Modernist Protagonists

We saw the Modernist perspective in T.S. Eliot's "The Love Song of J. Alfred Prufrock" and we saw some distinctive earmarks of the Modernist protagonist. J. Alfred Prufrock has similarities to many other protagonists with a modernist point of view, such as Septimus Smith in Virginia Woolf's Mrs.Dalloway . Another hero with strikingly similar ideas is Frederic Henry in Ernest Hemmingway's A Farewell to Arms. While not as radically modernist as Eliot's or Woolf's works, Hemmingway uses many modernist ideas and he himself lived during the time of Modernism.
A notable characteristic that these characters share is a preoccupation with death or related issues. Prufrock is concerned about his aging and whether his life will be worthwhile. Similarly Frederic Henry lives with a confirmed acknowledgment of death. He drinks, smokes, and enjoys women, but he always seems detached and hesitant to show his emotion possibly due to the fear that the people he loves will die. Septimus on the other hand does not fear death, however his life has been severely altered by encounters with death on the battlefields of World War I, as has Henry's.
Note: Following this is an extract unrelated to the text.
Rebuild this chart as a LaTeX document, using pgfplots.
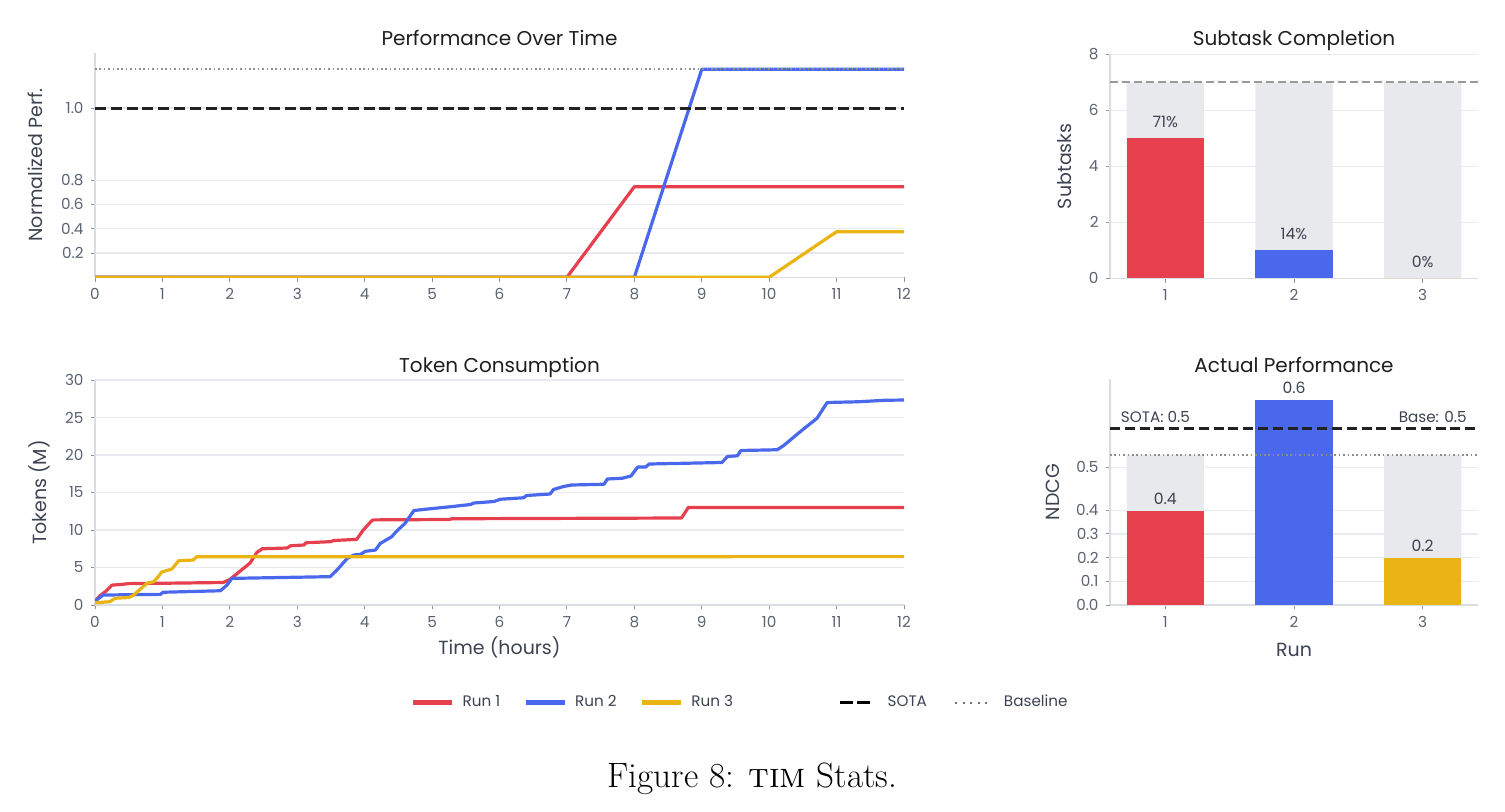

Septimus feels that he no longer fits in to society and is often absorbed in his own thoughts, and instead sees death as an escape from a world that he could not hope to understand, and ends up committing suicide.
Septimus and Prufrock both allow their minds to wander which can be illustrated clearly because Woolf and Eliot both use a form of stream-of-consciousness narration, in which we seem to be in the character's mind. This is one of the new innovations in Modernism, and in both Mrs. Dalloway and "The Love Song of J. Alfred Prufrock" we gain an enormous amount of insight into our characters mentality in a short amount of actual time (One day in Mrs. Dalloway, a few minutes most likely in "The Love Song of J. Alfred Prufrock")

I'm sorry this isn't as tight as a traditional analysis essay, it meanders a little too much.

1 comment:

Bethany said...

I really enjoyed your comparison of Prufrock and Hemmingway's Frederic Henry. Especially when you made the point that Frederic, like Prufrock seemed detatched ad preoccupied with death.